Good for you, Senator. But as it is, the Senate can’t do anything without some Democratic votes, and so far the Dems are standing together. We’ll see if McConnell budges. No doubt the plan all along was to slam the Dems on obstructionism, anyway. But they need to pass a bill. Somebody must budge.
Senator Mitch McConnell of Kentucky failed to do his job this weekend. As the economy spiraled downward, Mr. McConnell, the Senate majority leader, said he would produce a bipartisan bailout bill authorizing an infusion of desperately needed aid.
Instead, Mr. McConnell emerged on Sunday evening with a bill that would provide a lot of help for corporate executives and shareholders, and not nearly enough for American workers.
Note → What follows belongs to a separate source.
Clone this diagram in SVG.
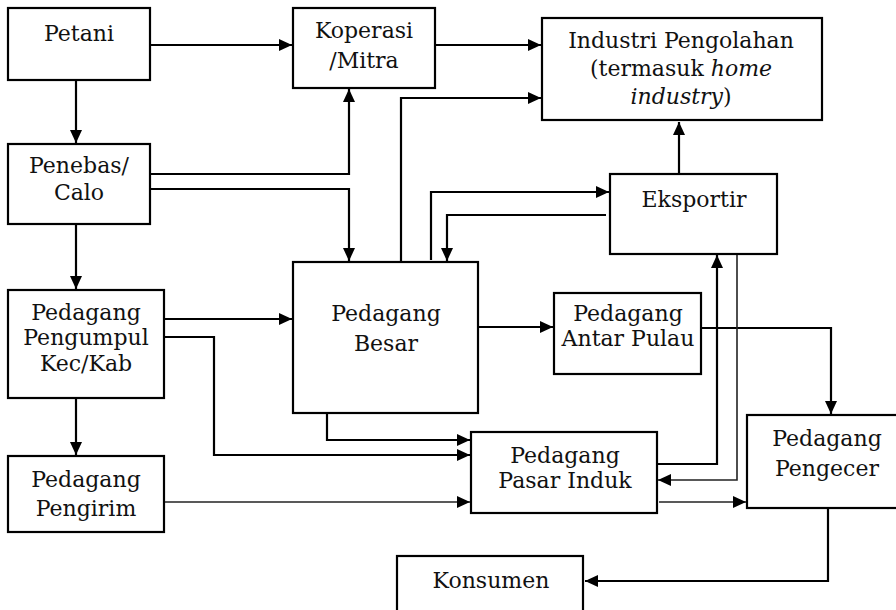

It would let the Treasury Department hand out hundreds of billions of dollars to corporations — potentially including businesses owned by President Trump — without requiring a binding commitment to preserve jobs and wages. And the bailouts could remain secret for six months.
Senate Democrats, refusing to play along, blocked the bill in a procedural vote on Sunday night and again on Monday afternoon. But responsibility for the deadlock rests squarely on Mr. McConnell’s shoulders.
The markets fell further today, which no doubt has the Creature in the White House enraged. It’s up to you, Mitch. As I write this Trump is on the teevee saying the Senate should pass the bill as written. This should not be a time for political agendas, he says. Like that GOP isn’t a political agenda?